Na China, uma onda persistente de calor continua a afetar o país, com temperaturas acima dos 35°C. No norte da África, os termômetros têm chegado perto dos 50°C.
Mudanças climáticas e El Niño
Valérie Masson Delmotte lembra que o aumento da temperatura é resultado de dois fenômenos. Os cientistas destacam que as principais causas são as mudanças climáticas e os efeitos do El Niño, que impacta o padrão do clima global.
O aquecimento devido à influência humana teve a maior taxa registrada na última década. A isto, junta-se o fenômeno El Niño, que começou há algumas semanas e que levará a recordes de calor que irão se manter provavelmente por um ano
Valérie Delmotte
A volta do El Niño, caracterizado pelo aquecimento anômalo das águas do oceano Pacífico equatorial, preocupa os meteorologistas, uma vez que esse fenômeno climático natural pode causar ainda mais elevação das temperaturas globais.
Federico Gomez Delgado, da Organização de Meteorologia para as Américas Central e do Norte, espera que o El Niño seja de intensidade normal este ano, mas segundo ele existe uma possibilidade de que o fenômeno seja mais severo.
“E isso tem implicações na América Latina em particular. Por exemplo: a zona norte da América do Sul costuma experimentar secas, enquanto na parte norte do México e na parte sul dos Estados Unidos observamos aumentos nas precipitações. Nas zonas de convergência, como a América Central, também há regiões onde se experimentam secas, enquanto em outras, inclusive em um mesmo país, pode-se observar o contrário, chuvas intensas, inundações, etc”, explica o especialista.
“O importante quando falamos de mudanças climáticas é conseguir distinguir entre essa variabilidade natural e as tendências devido à influência humana que estão, sim, se intensificando”, reforça Valérie Masson Delmotte.

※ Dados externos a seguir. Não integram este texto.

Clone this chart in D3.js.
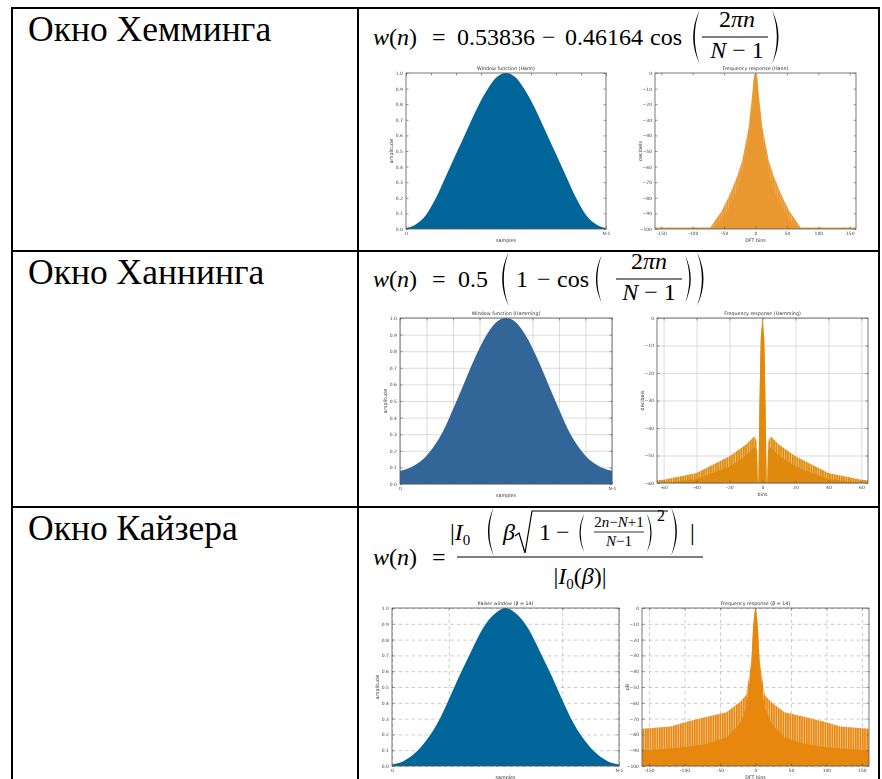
<!DOCTYPE html>
<html>
<head>
<meta charset="utf-8">
<script src="https://cdnjs.cloudflare.com/ajax/libs/d3/7.8.5/d3.min.js"></script>
<style>
  body { margin: 0; background: #fff; }
  svg { display: block; }
  .serif { font-family: 'Liberation Serif', 'DejaVu Serif', serif; }
  .sans { font-family: 'DejaVu Sans', sans-serif; }
</style>
</head>
<body>
<script>
// ---- values ----
const rowNames = ['Окно Хемминга', 'Окно Ханнинга', 'Окно Кайзера'];

// window shapes, 21 samples from 0 to N-1
const hammingWin = [0.005, 0.03, 0.09, 0.2, 0.34, 0.48, 0.62, 0.76, 0.88, 0.97, 1.0,
                    0.97, 0.88, 0.76, 0.62, 0.48, 0.34, 0.2, 0.09, 0.03, 0.005];
const hanningWin = [0.08, 0.1, 0.14, 0.21, 0.31, 0.45, 0.6, 0.75, 0.88, 0.97, 1.0,
                    0.97, 0.88, 0.75, 0.6, 0.45, 0.31, 0.21, 0.14, 0.1, 0.08];
const kaiserWin  = [0.01, 0.03, 0.08, 0.16, 0.27, 0.42, 0.58, 0.73, 0.87, 0.96, 1.0,
                    0.96, 0.87, 0.73, 0.58, 0.42, 0.27, 0.16, 0.08, 0.03, 0.01];

// frequency responses: envelope of the spikes (dB) and the solid part below it
const hammingBins   = [-160, -72, -53, -40, -29, -21, -11, -5, -2.5, 0, 2.5, 5, 11, 21, 29, 40, 53, 72, 160];
const hammingDb     = [-99, -99, -88, -77, -66, -56, -35, -13, -2, 0, -2, -13, -35, -56, -66, -77, -88, -99, -99];
const hammingCoreDb = [-100, -100, -94, -85, -75, -64, -42, -16, -2.5, 0, -2.5, -16, -42, -64, -75, -85, -94, -100, -100];

const hanningBins   = [-64, -60, -40, -20, -10, -5, -3.4, -2.9, -2.5, -2.1, -1.5, -1, 0,
                       1, 1.5, 2.1, 2.5, 2.9, 3.4, 5, 10, 20, 40, 60, 64];
const hanningDb     = [-59, -58.8, -56.4, -50.3, -46, -43, -45, -60, -60, -42, -20, -7, 0,
                       -7, -20, -42, -60, -60, -45, -43, -46, -50.3, -56.4, -58.8, -59];
const hanningCoreDb = [-60, -60, -58.5, -54, -50, -47, -48, -60, -60, -42, -20, -7, 0,
                       -7, -20, -42, -60, -60, -48, -47, -50, -54, -58.5, -60, -60];

const kaiserBins   = [-160, -120, -97, -70, -41, -22, -13, -6, -3.5, -1.5, 0, 1.5, 3.5, 6, 13, 22, 41, 70, 97, 120, 160];
const kaiserDb     = [-76.5, -75, -72, -69, -66, -59.5, -55, -34, -13, -3, 0, -3, -13, -34, -55, -59.5, -66, -69, -72, -75, -76.5];
const kaiserCoreDb = [-90, -89, -88, -86, -82, -73, -63, -38, -14, -3, 0, -3, -14, -38, -63, -73, -82, -86, -88, -89, -90];

// ticks
const winXTicks = [0, 2.5, 5, 7.5, 10, 12.5, 15, 17.5, 20];
const winXTickLabels = ['0', '', '', '', '', '', '', '', 'N-1'];
const winYTicks = [0, 0.1, 0.2, 0.3, 0.4, 0.5, 0.6, 0.7, 0.8, 0.9, 1];
const kaiserWinXTicks = [0, 5, 10, 15, 20];
const kaiserWinXTickLabels = ['0', '', '', '', 'N-1'];
const dftXTicks = [-150, -100, -50, 0, 50, 100, 150];
const dbYTicks100 = [0, -10, -20, -30, -40, -50, -60, -70, -80, -90, -100];
const hanningFreqXTicks = [-60, -40, -20, 0, 20, 40, 60];
const hanningFreqYTicks = [0, -10, -20, -30, -40, -50, -60];

// ---- page ----
const W = 882, H = 779;

const svg = d3.select('body').append('svg').attr('width', W).attr('height', H);
svg.append('rect').attr('width', W).attr('height', H).attr('fill', '#fff');
const defs = svg.append('defs');
defs.append('filter').attr('id', 'soft')
  .append('feGaussianBlur').attr('stdDeviation', 0.4);

// striped fill used for the spiky part of the spectra
function stripes(id, base, stripe, opacity) {
  const p = defs.append('pattern').attr('id', id)
    .attr('patternUnits', 'userSpaceOnUse').attr('width', 7).attr('height', 10);
  p.append('rect').attr('width', 7).attr('height', 10).attr('fill', base);
  [[0, 0.9], [2.6, 0.6], [4.8, 0.8]].forEach(([sx, sw]) =>
    p.append('rect').attr('x', sx).attr('width', sw).attr('height', 10)
      .attr('fill', stripe).attr('opacity', opacity));
}
stripes('strHamm', '#e8982f', '#fff', 0.22);
stripes('strHann', '#e08a0a', '#fff', 0.5);
stripes('strKais', '#e8870f', '#fff', 0.55);

// table grid
const colX = [12, 358, 879];
const rowY = [8, 251, 507];
const grid = svg.append('g').attr('stroke', '#000').attr('stroke-width', 2);
colX.forEach(cx => grid.append('line').attr('x1', cx).attr('x2', cx).attr('y1', rowY[0] - 1).attr('y2', H + 5));
rowY.forEach(ry => grid.append('line').attr('x1', colX[0] - 1).attr('x2', colX[2] + 1).attr('y1', ry).attr('y2', ry));

// row names
rowNames.forEach((name, i) => {
  svg.append('text').attr('class', 'serif').attr('x', 28).attr('y', rowY[i] + 33)
    .attr('font-size', 35.5).text(name);
});

// ---- formula helpers ----
function mtext(x, y, parts, size = 24, anchor = 'start') {
  const t = svg.append('text').attr('class', 'serif').attr('x', x).attr('y', y)
    .attr('font-size', size).attr('text-anchor', anchor);
  parts.forEach(p => {
    const s = t.append('tspan').text(p[0]);
    if (p[1] === 'i') s.style('font-style', 'italic');
    if (p[2]) s.attr('font-size', p[2]);
    if (p[3]) s.attr('dy', p[3]);
  });
  return t;
}
function paren(x, top, bot, side) {
  const w = (bot - top) * 0.16, th = Math.max(1.1, (bot - top) * 0.03), mid = (top + bot) / 2;
  const d = side === 'l'
    ? `M${x + w},${top} Q${x - w * 0.5},${mid} ${x + w},${bot} Q${x - w * 0.5 + th * 2},${mid} ${x + w},${top}Z`
    : `M${x},${top} Q${x + w * 1.5},${mid} ${x},${bot} Q${x + w * 1.5 - th * 2},${mid} ${x},${top}Z`;
  svg.append('path').attr('d', d).attr('fill', '#000');
}
function bar(x1, x2, yb, sw = 1.1) {
  svg.append('line').attr('x1', x1).attr('x2', x2).attr('y1', yb).attr('y2', yb)
    .attr('stroke', '#000').attr('stroke-width', sw);
}
const wn = [['w', 'i'], ['('], ['n', 'i'], [')']];
const twoPiN = [['2'], ['πn', 'i']];
const nMinus1 = [['N', 'i'], [' − 1']];

// Hamming
{
  const b = 37;
  mtext(373, b + 8, wn); mtext(432, b + 8, [['=']]);
  mtext(457, b + 8, [['0.53836']]); mtext(542, b + 8, [['−']]);
  mtext(565, b + 8, [['0.46164']]); mtext(650, b + 8, [['cos']]);
  paren(691, b - 27, b + 27, 'l');
  mtext(737, b - 10, twoPiN, 24, 'middle');
  bar(702, 768, b);
  mtext(737, b + 21, nMinus1, 24, 'middle');
  paren(772, b - 27, b + 27, 'r');
}
// Hanning
{
  const b = 279;
  mtext(373, b + 8, wn); mtext(432, b + 8, [['=']]);
  mtext(458, b + 8, [['0.5']]);
  paren(500, b - 27, b + 27, 'l');
  mtext(516, b + 8, [['1']]); mtext(537, b + 8, [['−']]);
  mtext(557, b + 8, [['cos']]);
  paren(594, b - 24, b + 24, 'l');
  mtext(649, b - 10, twoPiN, 24, 'middle');
  bar(616, 682, b);
  mtext(649, b + 21, nMinus1, 24, 'middle');
  paren(685, b - 24, b + 24, 'r');
  paren(697, b - 27, b + 27, 'r');
}
// Kaiser
{
  const b = 557, nb = 540;
  mtext(373, b + 8, wn); mtext(432, b + 8, [['=']]);
  mtext(450, nb, [['|'], ['I', 'i'], ['0', '', 15, 5]]);
  paren(486, 507, 556, 'l');
  mtext(503, nb, [['β', 'i']]);
  svg.append('path').attr('d', `M515,${nb - 4} L519,${nb - 7} L525,${nb + 13} L532,511 L668,511`)
    .attr('fill', 'none').attr('stroke', '#000').attr('stroke-width', 1.2);
  mtext(539, nb, [['1']]); mtext(556, nb, [['−']]);
  paren(578, 514, 552, 'l');
  mtext(619, 527, [['2'], ['n', 'i'], ['−'], ['N', 'i'], ['+1']], 15, 'middle');
  bar(594, 644, 532, 0.8);
  mtext(619, 546, [['N', 'i'], ['−1']], 15, 'middle');
  paren(647, 514, 552, 'r');
  mtext(657, 521, [['2']], 16);
  paren(671, 507, 556, 'r');
  mtext(690, nb, [['|']]);
  bar(457, 703, b);
  mtext(580, b + 27, [['|'], ['I', 'i'], ['0', '', 15, 5], ['(', '', null, -5], ['β', 'i'], [')|']], 24, 'middle');
}

// ---- chart panels ----
let clipN = 0;
function panel(c) {
  const g = svg.append('g').attr('filter', 'url(#soft)');
  const x = d3.scaleLinear().domain(c.xDomain).range([c.x0, c.x1]);
  const y = d3.scaleLinear().domain(c.yDomain).range([c.y1, c.y0]);
  const w = c.x1 - c.x0, h = c.y1 - c.y0;

  if (c.grid) {
    const st = s => s.call(q => q.select('.domain').remove()).selectAll('line')
      .attr('stroke', c.grid.color).attr('stroke-width', c.grid.width)
      .attr('stroke-dasharray', c.grid.dash || null);
    g.append('g').attr('transform', `translate(0,${c.y1})`)
      .call(d3.axisBottom(x).tickValues(c.xTicks).tickSize(-h).tickFormat('')).call(st);
    g.append('g').attr('transform', `translate(${c.x0},0)`)
      .call(d3.axisLeft(y).tickValues(c.yTicks).tickSize(-w).tickFormat('')).call(st);
  }

  const id = 'clip' + (clipN++);
  g.append('clipPath').attr('id', id).append('rect')
    .attr('x', c.x0).attr('y', c.y0).attr('width', w).attr('height', h);
  c.draw(g.append('g').attr('clip-path', `url(#${id})`), x, y);

  g.append('rect').attr('x', c.x0).attr('y', c.y0).attr('width', w).attr('height', h)
    .attr('fill', 'none').attr('stroke', '#555').attr('stroke-width', 0.8);

  const styleAxis = s => {
    s.select('.domain').remove();
    s.selectAll('line').attr('stroke', '#555').attr('stroke-width', 0.6);
    s.selectAll('text').attr('class', 'sans').attr('font-size', 4.5).attr('fill', '#444');
  };
  g.append('g').attr('transform', `translate(0,${c.y1})`)
    .call(d3.axisBottom(x).tickValues(c.xTicks).tickSize(-2.5).tickPadding(3)
      .tickFormat((d, i) => c.xLabels ? c.xLabels[i] : d)).call(styleAxis);
  g.append('g').attr('transform', `translate(${c.x0},0)`)
    .call(d3.axisLeft(y).tickValues(c.yTicks).tickSize(-2.5).tickPadding(3)).call(styleAxis);
  g.append('g').attr('transform', `translate(0,${c.y0})`)
    .call(d3.axisTop(x).tickValues(c.xTicks).tickSize(-2.5).tickFormat('')).call(styleAxis);
  g.append('g').attr('transform', `translate(${c.x1},0)`)
    .call(d3.axisRight(y).tickValues(c.yTicks).tickSize(-2.5).tickFormat('')).call(styleAxis);

  const lab = (tx, ty, s, rot) => g.append('text').attr('class', 'sans').attr('x', tx).attr('y', ty)
    .attr('text-anchor', 'middle').attr('font-size', 4.8).attr('fill', '#333')
    .attr('transform', rot ? `rotate(-90,${tx},${ty})` : null).text(s);
  lab((c.x0 + c.x1) / 2, c.y0 - 3.5, c.title);
  lab((c.x0 + c.x1) / 2, c.y1 + 13, c.xTitle);
  lab(c.x0 - 13, (c.y0 + c.y1) / 2, c.yTitle, true);
}

function windowMarks(data, color) {
  return (g, x, y) => g.append('path').datum(data).attr('fill', color)
    .attr('d', d3.area().x((d, i) => x(i)).y0(y(0)).y1(d => y(d)).curve(d3.curveMonotoneX));
}
function spectrumMarks(bins, db, core, pattern, color, floor) {
  return (g, x, y) => {
    const env = d3.area().x((d, i) => x(bins[i])).y0(y(floor)).y1(d => y(d));
    g.append('path').datum(db).attr('fill', `url(#${pattern})`).attr('d', env);
    g.append('path').datum(core).attr('fill', color).attr('d', env);
  };
}

const gridSolid = { color: '#c4c4c4', width: 0.6 };
const gridDash = { color: '#aaa', width: 0.6, dash: '3.5,3' };

// row 1
panel({ x0: 406, x1: 606, y0: 73, y1: 229, xDomain: [0, 20], yDomain: [0, 1],
  xTicks: winXTicks, xLabels: winXTickLabels, yTicks: winYTicks,
  title: 'Window function (Hann)', xTitle: 'samples', yTitle: 'amplitude',
  draw: windowMarks(hammingWin, '#006699') });
panel({ x0: 655, x1: 856, y0: 73, y1: 229, xDomain: [-160, 160], yDomain: [-100, 0],
  xTicks: dftXTicks, yTicks: dbYTicks100,
  title: 'Frequency response (Hann)', xTitle: 'DFT bins', yTitle: 'decibels',
  draw: spectrumMarks(hammingBins, hammingDb, hammingCoreDb, 'strHamm', '#e8982f', -100) });

// row 2
panel({ x0: 400, x1: 612, y0: 318, y1: 484, xDomain: [0, 20], yDomain: [0, 1],
  xTicks: winXTicks, xLabels: winXTickLabels, yTicks: winYTicks, grid: gridSolid,
  title: 'Window function (Hamming)', xTitle: 'samples', yTitle: 'amplitude',
  draw: windowMarks(hanningWin, '#336699') });
panel({ x0: 657, x1: 868, y0: 318, y1: 483, xDomain: [-64, 64], yDomain: [-60, 0],
  xTicks: hanningFreqXTicks, yTicks: hanningFreqYTicks, grid: gridSolid,
  title: 'Frequency response (Hamming)', xTitle: 'bins', yTitle: 'decibels',
  draw: spectrumMarks(hanningBins, hanningDb, hanningCoreDb, 'strHann', '#e08a0a', -60) });

// row 3
panel({ x0: 392, x1: 619, y0: 608, y1: 766, xDomain: [0, 20], yDomain: [0, 1],
  xTicks: kaiserWinXTicks, xLabels: kaiserWinXTickLabels, yTicks: winYTicks, grid: gridDash,
  title: 'Kaiser window (β = 14)', xTitle: 'samples', yTitle: 'amplitude',
  draw: windowMarks(kaiserWin, '#00669a') });
panel({ x0: 642, x1: 869, y0: 608, y1: 766, xDomain: [-160, 160], yDomain: [-100, 0],
  xTicks: dftXTicks, yTicks: dbYTicks100, grid: gridDash,
  title: 'Frequency response (β = 14)', xTitle: 'DFT bins', yTitle: 'dB',
  draw: spectrumMarks(kaiserBins, kaiserDb, kaiserCoreDb, 'strKais', '#e8870f', -100) });
</script>
</body>
</html>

“Não há para onde fugir, no sentido de que as mudanças climáticas futuras dependem de nossas emissões de gases de efeito estufa daqui para frente”, alerta Delmotte.
“Portanto, a mudança que está por vir depende muito das escolhas que fazemos e, em particular, das escolhas que permitam reduzir as emissões de gases de efeito de estufa”, diz.
Algumas semanas atrás tivemos mais de 45 graus na Tailândia, temos quase 50 graus atualmente na Argélia e temperaturas acima de 40 graus na China. Também temos altas temperaturas na América do Sul, como na Argentina, onde é inverno agora e mesmo assim vemos picos de mais de 30 graus
Valérie Masson Delmotte
Mesmo a Antártida, que está atualmente em seu período de frio, registrou temperaturas anormais e altas para esse período. A Base de Pesquisa Vernadsky, da Ucrânia, localizada nas Ilhas Argentinas do continente gelado, recentemente bateu o seu recorde de temperatura para o mês de julho, alcançando impressionantes 8,7°C.
“Esses episódios de ondas de calor mais frequentes e intensas são uma consequência direta do acúmulo de calor no sistema climático. Funciona de forma semelhante para as ondas de calor no mar, que tivemos no ano passado no Mediterrâneo, e como temos atualmente no Atlântico Norte. Ainda há trabalhos sendo feito por colegas oceanógrafos para entender exatamente os mecanismos em funcionamento para atingirmos tal intensidade”, observa a pesquisadora.
“Em um clima mais quente, a atmosfera pode conter 7% a mais de vapor de água por grau de aquecimento. E assim, quando você tem uma tempestade de alta intensidade, quando ela acontece no clima mais quente de hoje, pode provocar mais chuvas. E é isso que já estamos vendo em muitas regiões”, conclui.